Short task
Only the lines from the start of the data through the line with "(0,0) rectangle (1238,1802);" belong in the copy. Restate them word for word, minus the pictures.

%%

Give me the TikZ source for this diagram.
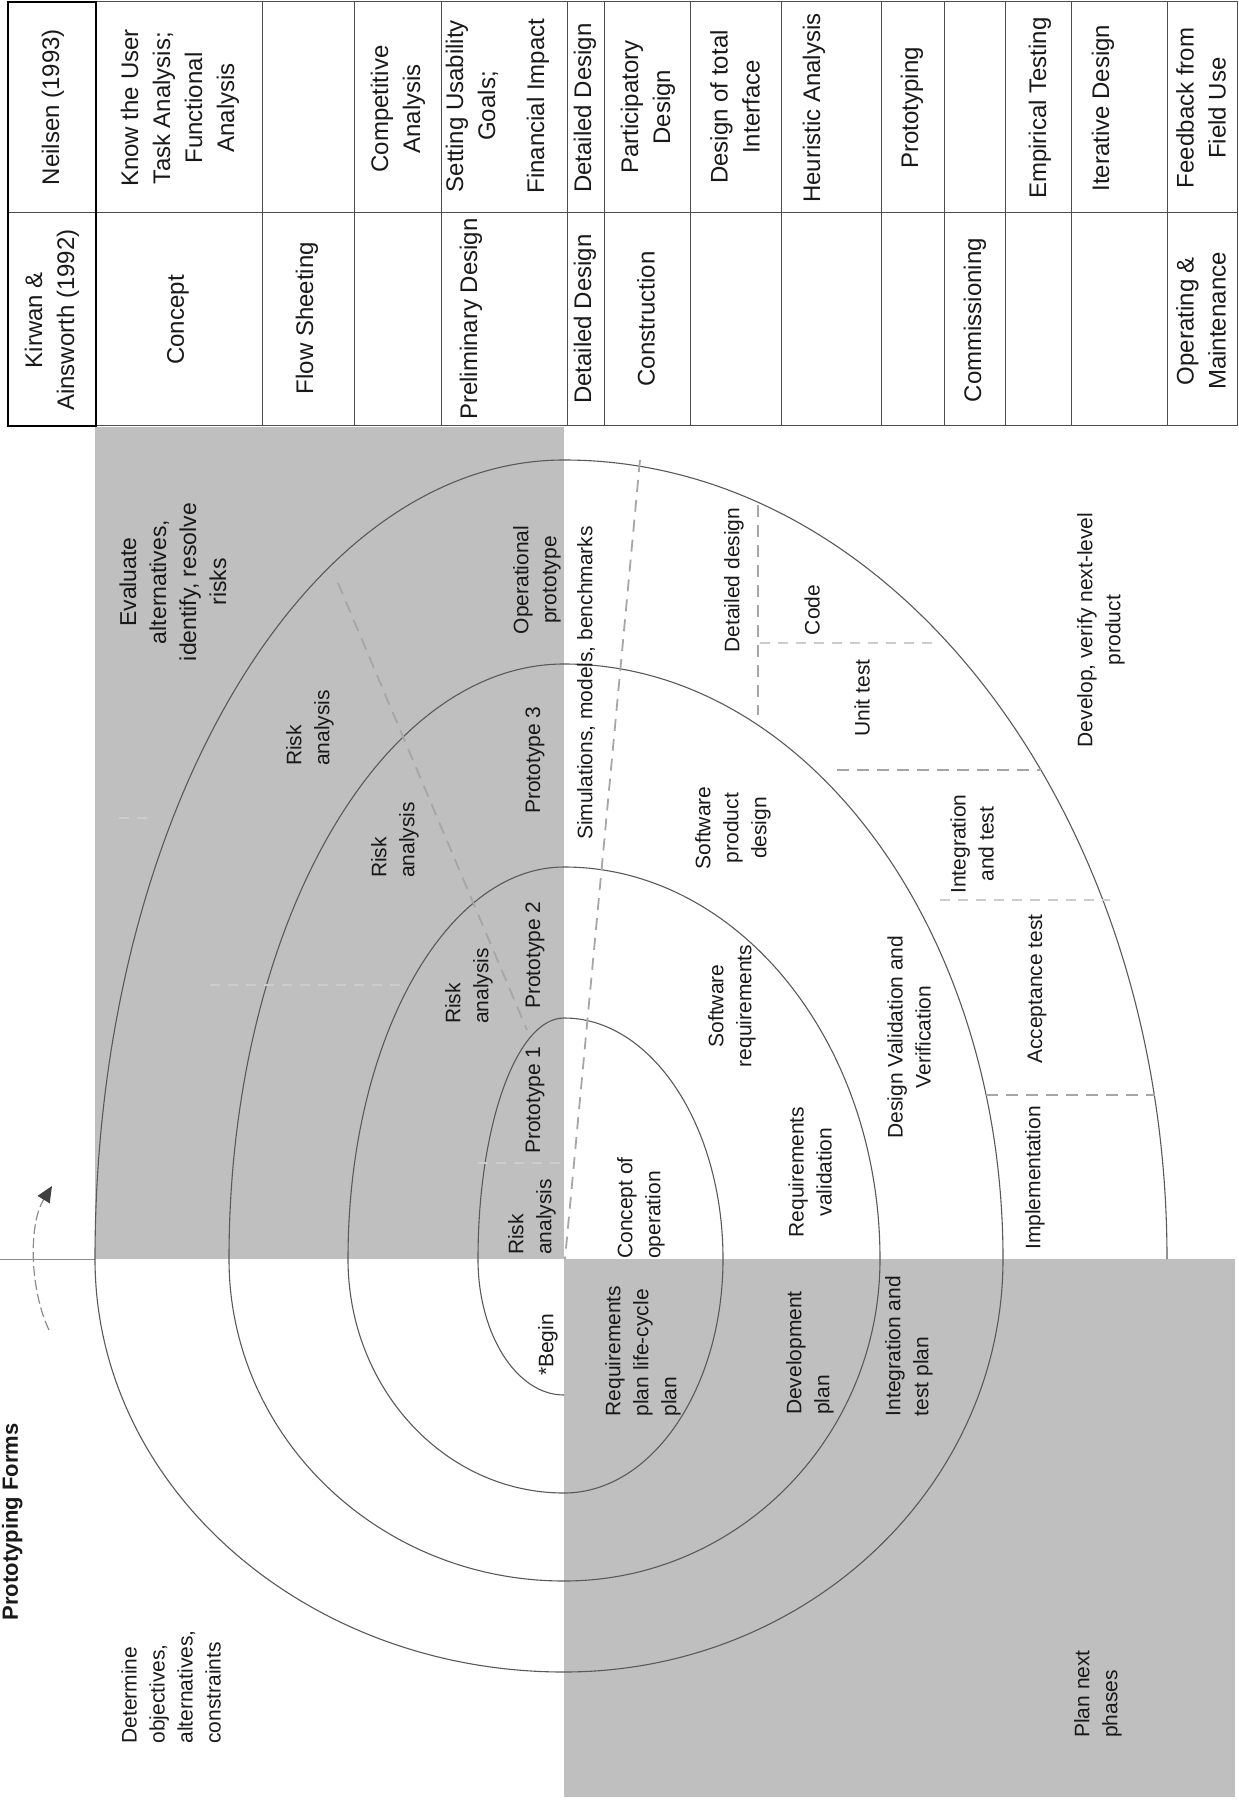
\documentclass[tikz,border=0pt]{standalone}
\usepackage{fontspec}
\setmainfont{Liberation Sans}
\usepackage{tikz}
\usetikzlibrary{arrows.meta}

\begin{document}
\begin{tikzpicture}[x=0.5pt, y=-0.5pt, >=Stealth,
    every node/.style={font=\fontsize{10.5}{14}\selectfont, rotate=90, inner sep=0pt, text=black!90},
    cell/.style={font=\fontsize{12}{16}\selectfont, align=center},
    txt/.style={align=center},
    txtl/.style={align=left},
    ring/.style={draw=black!65, line width=0.55pt},
    cut/.style={draw=black!35, line width=0.9pt, dash pattern=on 6pt off 4pt},
    faint/.style={draw=black!20, line width=0.8pt, dash pattern=on 5pt off 4pt},
    rule/.style={draw=black!70, line width=0.5pt}]

  \useasboundingbox (0,0) rectangle (1238,1802);

  % Quadrants
  \fill[black!25] (95,427) rectangle (564,1259);
  \fill[black!25] (564,1259) rectangle (1235,1797);
  \draw[draw=black!45, line width=0.5pt] (0,1259) -- (95,1259);

  % Table of phases
  \draw[rule] (8,2) rectangle (1237,426);
  \draw[rule] (8,213) -- (1237,213);
  \foreach \x in {262,354,441,567,604,690,781,881,944,1005,1071,1167}
    \draw[rule] (\x,2) -- (\x,426);
  \draw[line width=1.1pt] (8,2) rectangle (96,426);

  \node[cell] (kHead) at (52,320) {Kirwan \&\\Ainsworth (1992)};
  \node[cell] (nHead) at (53,107) {Neilsen (1993)};
  \node[cell] (kConcept) at (178,320) {Concept};
  \node[cell] (nUser) at (180,108) {Know the User\\Task Analysis;\\Functional\\Analysis};
  \node[cell] (kFlow) at (307,318) {Flow Sheeting};
  \node[cell] (nCompet) at (398,109) {Competitive\\Analysis};
  \node[cell] (kPrelim) at (471,319) {Preliminary Design};
  \node[cell] (nGoals) at (472,106) {Setting Usability\\Goals;};
  \node[cell] (nFinance) at (538,106) {Financial Impact};
  \node[cell] (kDetail) at (585,319) {Detailed Design};
  \node[cell] (nDetail) at (585,108) {Detailed Design};
  \node[cell] (kBuild) at (646,319) {Construction};
  \node[cell] (nPartic) at (648,107) {Participatory\\Design};
  \node[cell] (nTotal) at (735,107) {Design of total\\Interface};
  \node[cell] (nHeur) at (814,108) {Heuristic Analysis};
  \node[cell] (nProto) at (912,108) {Prototyping};
  \node[cell] (kCommis) at (975,320) {Commissioning};
  \node[cell] (nEmpir) at (1040,108) {Empirical Testing};
  \node[cell] (nIter) at (1103,108) {Iterative Design};
  \node[cell] (kOper) at (1201,321) {Operating \&\\Maintenance};
  \node[cell] (nField) at (1201,108) {Feedback from\\Field Use};

  % Spiral, one quarter ellipse at a time
  \foreach \l/\u/\r/\d/\dn in {86/241/159/136/234, 216/392/316/234/322, 335/595/439/322/413} {
    \draw[ring] (564,1259+\d)
      arc[start angle=90, end angle=180, x radius=\l, y radius=\d]
      arc[start angle=180, end angle=270, x radius=\l, y radius=\u]
      arc[start angle=270, end angle=360, x radius=\r, y radius=\u]
      arc[start angle=0, end angle=90, x radius=\r, y radius=\dn];
  }
  \draw[ring] (564,1672)
    arc[start angle=90, end angle=180, x radius=469, y radius=413]
    arc[start angle=180, end angle=270, x radius=469, y radius=799]
    arc[start angle=270, end angle=360, x radius=603, y radius=799];

  % Dividers
  \draw[cut] (338,583) -- (527,1030);
  \draw[faint] (478,1163) -- (564,1163);
  \draw[faint] (210,985) -- (400,985);
  \draw[faint] (119,818) -- (154,818);
  \draw[cut] (640,460) -- (565,1259);
  \draw[cut] (758,505) -- (758,715);
  \draw[faint] (760,643) -- (935,643);
  \draw[cut] (837,770) -- (1041,770);
  \draw[faint] (940,900) -- (1110,900);
  \draw[cut] (986,1095) -- (1155,1095);

  % Direction of the spiral
  \coordinate (turnA) at (49,1330);
  \coordinate (turnB) at (52,1186);
  \draw[draw=black!45, dash pattern=on 5pt off 2pt, line width=0.6pt,
        -{Triangle[length=8pt,width=7pt,color=black!75]}] (turnA) .. controls (30,1290) and (28,1225) .. (turnB);

  % Title
  \node[font=\bfseries\fontsize{11}{13}\selectfont, anchor=base] (title) at (18,1522) {Prototyping Forms};

  % Evaluate quadrant
  \node[txt, font=\fontsize{11.5}{15}\selectfont] (evalq) at (173,582) {Evaluate\\alternatives,\\identify, resolve\\risks};
  \node[txtl] (riskD) at (310,728) {Risk\\analysis};
  \node[txtl] (riskC) at (395,840) {Risk\\analysis};
  \node[txtl] (riskB) at (469,986) {Risk\\analysis};
  \node[txtl] (riskA) at (532,1217) {Risk\\analysis};
  \node (protoA) at (535,1100) {Prototype 1};
  \node (protoB) at (535,955) {Prototype 2};
  \node (protoC) at (535,760) {Prototype 3};
  \node[txt] (protoOp) at (537,580) {Operational\\prototype};

  % Develop quadrant
  \node (simul) at (586,683) {Simulations, models, benchmarks};
  \node (detail) at (734,580) {Detailed design};
  \node (code) at (812,610) {Code};
  \node (unit) at (862,698) {Unit test};
  \node[txt] (prodDes) at (733,828) {Software\\product\\design};
  \node[txt] (integ) at (972,844) {Integration\\and test};
  \node[txt] (softReq) at (732,1006) {Software\\requirements};
  \node[txt] (dvv) at (909,1037) {Design Validation and\\Verification};
  \node (accept) at (1037,989) {Acceptance test};
  \node (implem) at (1035,1178) {Implementation};
  \node[txt] (develop) at (1101,630) {Develop, verify next-level\\product};
  \node[txtl] (concOp) at (641,1208) {Concept of\\operation};
  \node[txt] (reqVal) at (810,1172) {Requirements\\validation};

  % Determine quadrant
  \node (begin) at (548,1345) {*Begin};
  \node[txtl] (determ) at (171,1687) {Determine\\objectives,\\alternatives,\\constraints};

  % Plan quadrant
  \node[txtl] (reqPlan) at (643,1351) {Requirements\\plan life-cycle\\plan};
  \node[txtl] (devPlan) at (810,1353) {Development\\plan};
  \node[txtl] (itPlan) at (909,1346) {Integration and\\test plan};
  \node[txtl] (planNext) at (1098,1694) {Plan next\\phases};
\end{tikzpicture}
\end{document}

%%

The solution
Give me the TikZ source for this diagram.
\documentclass[tikz,border=0pt]{standalone}
\usepackage{fontspec}
\setmainfont{Liberation Sans}
\usepackage{tikz}
\usetikzlibrary{arrows.meta}

\begin{document}
\begin{tikzpicture}[x=0.5pt, y=-0.5pt, >=Stealth,
    every node/.style={font=\fontsize{10.5}{14}\selectfont, rotate=90, inner sep=0pt, text=black!90},
    cell/.style={font=\fontsize{12}{16}\selectfont, align=center},
    txt/.style={align=center},
    txtl/.style={align=left},
    ring/.style={draw=black!65, line width=0.55pt},
    cut/.style={draw=black!35, line width=0.9pt, dash pattern=on 6pt off 4pt},
    faint/.style={draw=black!20, line width=0.8pt, dash pattern=on 5pt off 4pt},
    rule/.style={draw=black!70, line width=0.5pt}]

  \useasboundingbox (0,0) rectangle (1238,1802);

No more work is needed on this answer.